Short problem | Write every entry out again exactly, please, and skip the pictures.
===== Supplied material =====
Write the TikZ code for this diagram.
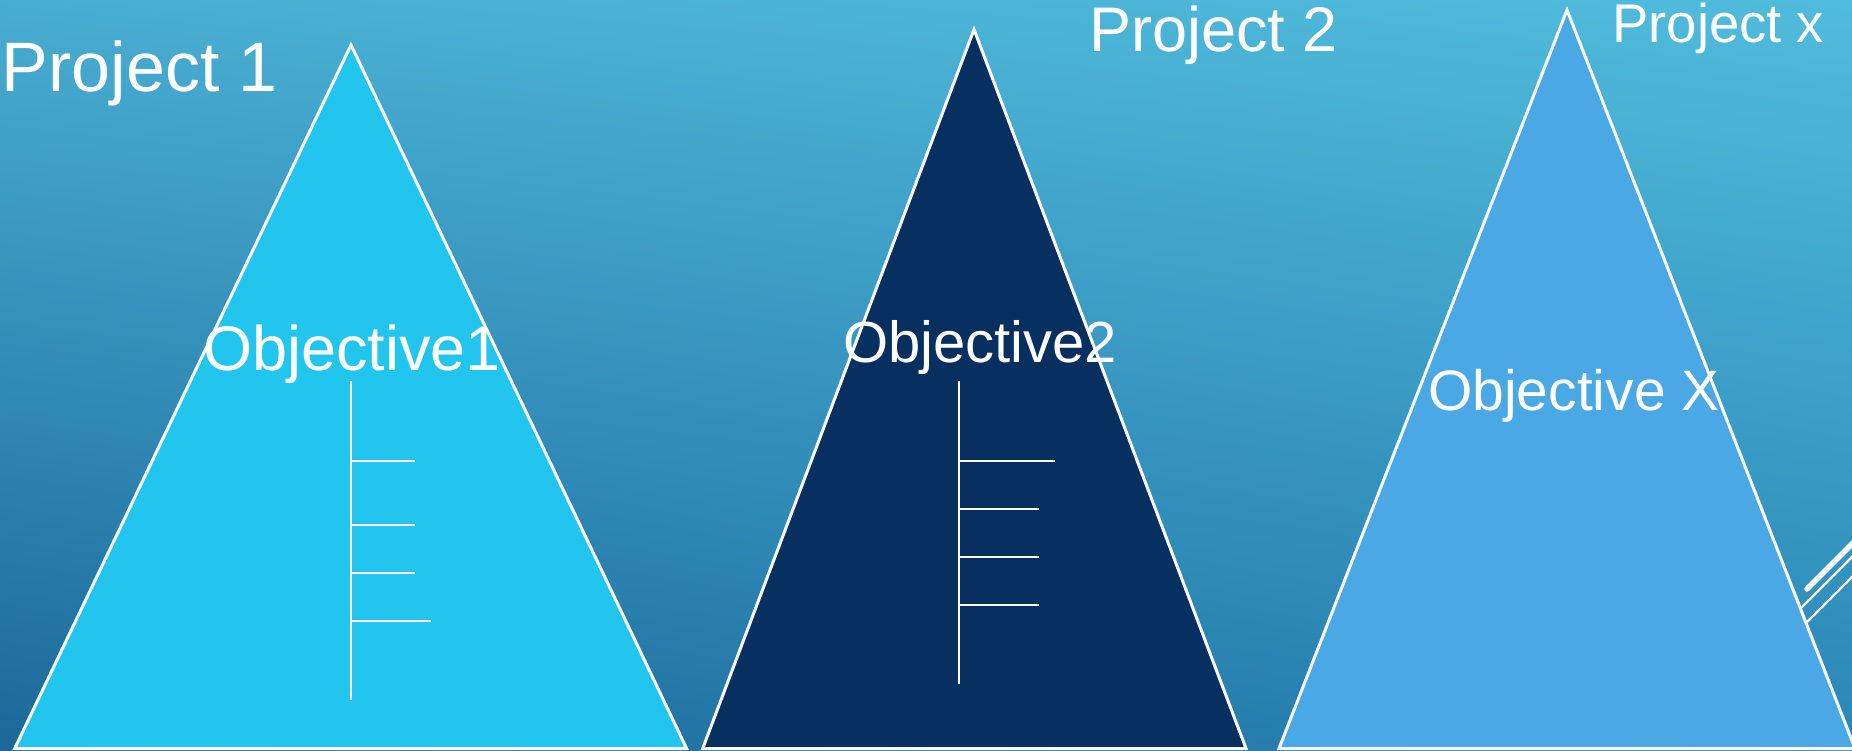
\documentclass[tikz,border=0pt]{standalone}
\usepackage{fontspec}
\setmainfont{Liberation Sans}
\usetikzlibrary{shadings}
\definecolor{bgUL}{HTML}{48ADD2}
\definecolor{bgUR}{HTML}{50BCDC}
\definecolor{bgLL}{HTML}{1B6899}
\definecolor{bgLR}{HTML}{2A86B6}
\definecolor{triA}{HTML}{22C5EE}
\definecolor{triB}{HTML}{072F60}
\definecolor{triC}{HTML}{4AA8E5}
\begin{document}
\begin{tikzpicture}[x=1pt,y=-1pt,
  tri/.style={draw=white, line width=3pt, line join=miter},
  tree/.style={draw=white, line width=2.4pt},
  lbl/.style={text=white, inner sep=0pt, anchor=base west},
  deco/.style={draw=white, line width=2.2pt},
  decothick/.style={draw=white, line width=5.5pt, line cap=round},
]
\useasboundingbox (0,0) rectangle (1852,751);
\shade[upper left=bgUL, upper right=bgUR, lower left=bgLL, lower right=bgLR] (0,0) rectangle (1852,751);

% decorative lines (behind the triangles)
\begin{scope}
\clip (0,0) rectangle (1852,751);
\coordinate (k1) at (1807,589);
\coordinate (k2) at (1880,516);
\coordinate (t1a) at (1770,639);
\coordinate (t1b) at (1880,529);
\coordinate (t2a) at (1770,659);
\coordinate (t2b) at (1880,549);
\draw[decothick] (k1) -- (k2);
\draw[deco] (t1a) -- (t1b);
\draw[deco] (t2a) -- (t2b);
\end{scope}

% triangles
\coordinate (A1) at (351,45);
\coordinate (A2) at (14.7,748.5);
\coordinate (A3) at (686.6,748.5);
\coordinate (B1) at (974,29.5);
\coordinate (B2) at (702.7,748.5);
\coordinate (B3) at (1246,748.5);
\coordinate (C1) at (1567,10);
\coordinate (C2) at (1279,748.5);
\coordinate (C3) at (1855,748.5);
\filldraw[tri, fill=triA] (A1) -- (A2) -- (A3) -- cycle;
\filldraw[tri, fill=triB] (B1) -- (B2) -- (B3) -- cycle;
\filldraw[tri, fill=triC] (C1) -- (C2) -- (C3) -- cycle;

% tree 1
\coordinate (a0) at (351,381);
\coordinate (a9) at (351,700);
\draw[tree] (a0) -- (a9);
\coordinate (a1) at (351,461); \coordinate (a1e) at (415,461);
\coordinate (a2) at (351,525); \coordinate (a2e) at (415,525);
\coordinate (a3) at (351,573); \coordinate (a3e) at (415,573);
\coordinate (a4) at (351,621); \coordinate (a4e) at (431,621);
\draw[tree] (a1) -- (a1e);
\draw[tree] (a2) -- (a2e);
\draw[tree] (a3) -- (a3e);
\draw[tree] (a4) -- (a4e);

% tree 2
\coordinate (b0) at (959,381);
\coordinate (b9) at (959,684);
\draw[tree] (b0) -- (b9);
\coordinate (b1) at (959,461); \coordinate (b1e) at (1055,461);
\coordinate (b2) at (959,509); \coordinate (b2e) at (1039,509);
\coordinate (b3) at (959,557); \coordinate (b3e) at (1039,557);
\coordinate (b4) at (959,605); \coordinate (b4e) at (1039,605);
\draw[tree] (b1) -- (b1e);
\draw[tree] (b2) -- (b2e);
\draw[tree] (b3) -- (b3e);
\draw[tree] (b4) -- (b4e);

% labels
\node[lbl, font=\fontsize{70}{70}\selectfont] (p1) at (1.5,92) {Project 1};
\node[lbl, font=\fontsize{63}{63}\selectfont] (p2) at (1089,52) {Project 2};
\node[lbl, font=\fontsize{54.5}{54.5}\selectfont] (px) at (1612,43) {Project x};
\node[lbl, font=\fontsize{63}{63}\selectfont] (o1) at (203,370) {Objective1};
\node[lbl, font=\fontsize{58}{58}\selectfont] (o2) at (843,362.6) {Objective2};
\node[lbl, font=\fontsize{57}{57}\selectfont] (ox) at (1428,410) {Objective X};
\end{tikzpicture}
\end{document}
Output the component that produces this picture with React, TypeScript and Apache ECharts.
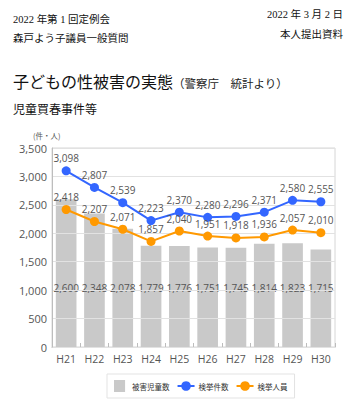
=====
Correct result |
Write the TikZ code for this diagram.
\documentclass[tikz,border=0pt]{standalone}
\usepackage{fontspec}
\setmainfont{Liberation Sans}
\usetikzlibrary{shadings}
\definecolor{bgUL}{HTML}{48ADD2}
\definecolor{bgUR}{HTML}{50BCDC}
\definecolor{bgLL}{HTML}{1B6899}
\definecolor{bgLR}{HTML}{2A86B6}
\definecolor{triA}{HTML}{22C5EE}
\definecolor{triB}{HTML}{072F60}
\definecolor{triC}{HTML}{4AA8E5}
\begin{document}
\begin{tikzpicture}[x=1pt,y=-1pt,
  tri/.style={draw=white, line width=3pt, line join=miter},
  tree/.style={draw=white, line width=2.4pt},
  lbl/.style={text=white, inner sep=0pt, anchor=base west},
  deco/.style={draw=white, line width=2.2pt},
  decothick/.style={draw=white, line width=5.5pt, line cap=round},
]
\useasboundingbox (0,0) rectangle (1852,751);
\shade[upper left=bgUL, upper right=bgUR, lower left=bgLL, lower right=bgLR] (0,0) rectangle (1852,751);

% decorative lines (behind the triangles)
\begin{scope}
\clip (0,0) rectangle (1852,751);
\coordinate (k1) at (1807,589);
\coordinate (k2) at (1880,516);
\coordinate (t1a) at (1770,639);
\coordinate (t1b) at (1880,529);
\coordinate (t2a) at (1770,659);
\coordinate (t2b) at (1880,549);
\draw[decothick] (k1) -- (k2);
\draw[deco] (t1a) -- (t1b);
\draw[deco] (t2a) -- (t2b);
\end{scope}

% triangles
\coordinate (A1) at (351,45);
\coordinate (A2) at (14.7,748.5);
\coordinate (A3) at (686.6,748.5);
\coordinate (B1) at (974,29.5);
\coordinate (B2) at (702.7,748.5);
\coordinate (B3) at (1246,748.5);
\coordinate (C1) at (1567,10);
\coordinate (C2) at (1279,748.5);
\coordinate (C3) at (1855,748.5);
\filldraw[tri, fill=triA] (A1) -- (A2) -- (A3) -- cycle;
\filldraw[tri, fill=triB] (B1) -- (B2) -- (B3) -- cycle;
\filldraw[tri, fill=triC] (C1) -- (C2) -- (C3) -- cycle;

% tree 1
\coordinate (a0) at (351,381);
\coordinate (a9) at (351,700);
\draw[tree] (a0) -- (a9);
\coordinate (a1) at (351,461); \coordinate (a1e) at (415,461);
\coordinate (a2) at (351,525); \coordinate (a2e) at (415,525);
\coordinate (a3) at (351,573); \coordinate (a3e) at (415,573);
\coordinate (a4) at (351,621); \coordinate (a4e) at (431,621);
\draw[tree] (a1) -- (a1e);
\draw[tree] (a2) -- (a2e);
\draw[tree] (a3) -- (a3e);
\draw[tree] (a4) -- (a4e);

% tree 2
\coordinate (b0) at (959,381);
\coordinate (b9) at (959,684);
\draw[tree] (b0) -- (b9);
\coordinate (b1) at (959,461); \coordinate (b1e) at (1055,461);
\coordinate (b2) at (959,509); \coordinate (b2e) at (1039,509);
\coordinate (b3) at (959,557); \coordinate (b3e) at (1039,557);
\coordinate (b4) at (959,605); \coordinate (b4e) at (1039,605);
\draw[tree] (b1) -- (b1e);
\draw[tree] (b2) -- (b2e);
\draw[tree] (b3) -- (b3e);
\draw[tree] (b4) -- (b4e);

% labels
\node[lbl, font=\fontsize{70}{70}\selectfont] (p1) at (1.5,92) {Project 1};
\node[lbl, font=\fontsize{63}{63}\selectfont] (p2) at (1089,52) {Project 2};
\node[lbl, font=\fontsize{54.5}{54.5}\selectfont] (px) at (1612,43) {Project x};
\node[lbl, font=\fontsize{63}{63}\selectfont] (o1) at (203,370) {Objective1};
\node[lbl, font=\fontsize{58}{58}\selectfont] (o2) at (843,362.6) {Objective2};
\node[lbl, font=\fontsize{57}{57}\selectfont] (ox) at (1428,410) {Objective X};
\end{tikzpicture}
\end{document}
Output the component that produces this picture with React, TypeScript and Apache ECharts.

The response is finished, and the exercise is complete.